Thursday, October 18, 2007

"Oh, no, no, no, no, no, no...no, no, not at all. I- I- I just think that the.. uh.. their appeal is becoming more selective."

Voice of the Faithful's dynamism is unmatched:


The two-day event, featuring more than 30 workshops and talks by such luminaries as the Rev. Richard McBrien, a theologian at the University of Notre Dame, is expected to draw between 500 and 700 participants, according to the group’s president, Mary Pat Fox.

The number is only a fraction of the 4,200 who turned out for Voice of the Faithful’s first convention at the Hynes Convention Center in 2002, but organizers say that should not be seen as a decline.


* * *

But with a membership that has expanded to 150 affiliates and 42,000 registrants across the country, leaders say the group no longer needs to look to mass meetings to push for reform. Rather, they are engaged in the more difficult and less glamorous task of trying to ensure every parish and diocese has an active pastoral and financial council.

* * *

Topics to be explored in more than 30 workshops: strategies and tactics the laity can use to protect their parishes from being closed; priesthood in crisis, a strategy for collaboration and starting a conversation about issues affecting the priesthood; the election of bishops; dealing with anger and examining ways to transform it; and best practices for preserving parishes in a time of fewer priests.



* * *


Catholic University sociologist William D’Antonio has conducted a study on the Voice of the Faithful and has found them to be an extraordinary lot: their Mass attendance is twice that of other Catholics; they are more likely to be lectors, religious education teachers or Eucharistic ministers. A third of them are also members of the Knights of Columbus, 70 percent went to parochial school and 57 percent attended Catholic college.

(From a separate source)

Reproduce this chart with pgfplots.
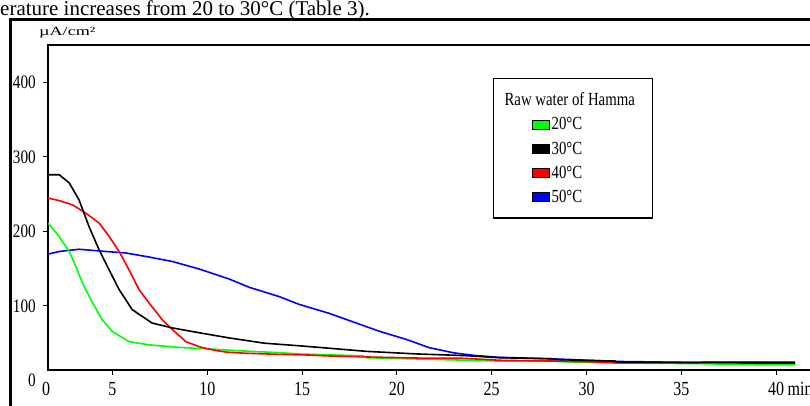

Besides Father McBrien, who will deliver a keynote address Friday night, other featured speakers include poet, theologian and writer Edwina Gateley, and Judge Michael Merz, the chairman of the national review board set up by American bishops to help them monitor their response to sexual abuse.


Ah, so now that the rage has been harnessed, people are signing up in droves to set up parish bureaucratic structures.

Sure.


Naturally, this goal of institution-building is superbly facilitated by having Fr. McBrien in to rant for the 43,208th time about the betrayal of the spirit of Vatican II and Edwina Gateley to...discuss whatever it is she's going to talk about. Not that Gateley's oeuvre appears to be germane to the big gear-up Ms. Fox claims is in progress.

However, Gateley does something that VOTF hasn't--she's actually lived her faith in the world. Specifically, she established a center in Chicago which rescues women out of prostitution and supports them as they rebuild their lives. While there's plenty to be dubious about with respect to Gateley's theology, she deserves great credit for this work.

At one point, VOTF did useful work for survivors of clerical rape. But that's a dwindling fraction of its mission these days.

Now, VOTF is focused on grasping at the levers of ecclesial power--the dread clericalization of the laity which changes "kiss my ring" to "genuflect before my degree." In Rich Leonardi's memorable phrase, it's "the sanctification of the parish basement, not the world." Look at the workshops highlighted in the article: with one exception, it could be the agenda for your local priests council or USCCB meeting.

Here's the complete list. The subliminal message: the clergy are the Church. Despite all the claims to the contrary, VOTF says the crozier's where the action is. Nothing else counts. Living your faith in the world? Pfft. That's for evangelicals. And if you can't smell the northeastern/midwestern mindset, your sniffer's out of service--look at the focus on parish closings. That's a front burner issue in Boston or Detroit. Dallas, Raleigh or Los Angeles...not so much.

VOTF, you're at minute fourteen. And the Church in America doesn't have a constituency for one Call To Action, let alone two.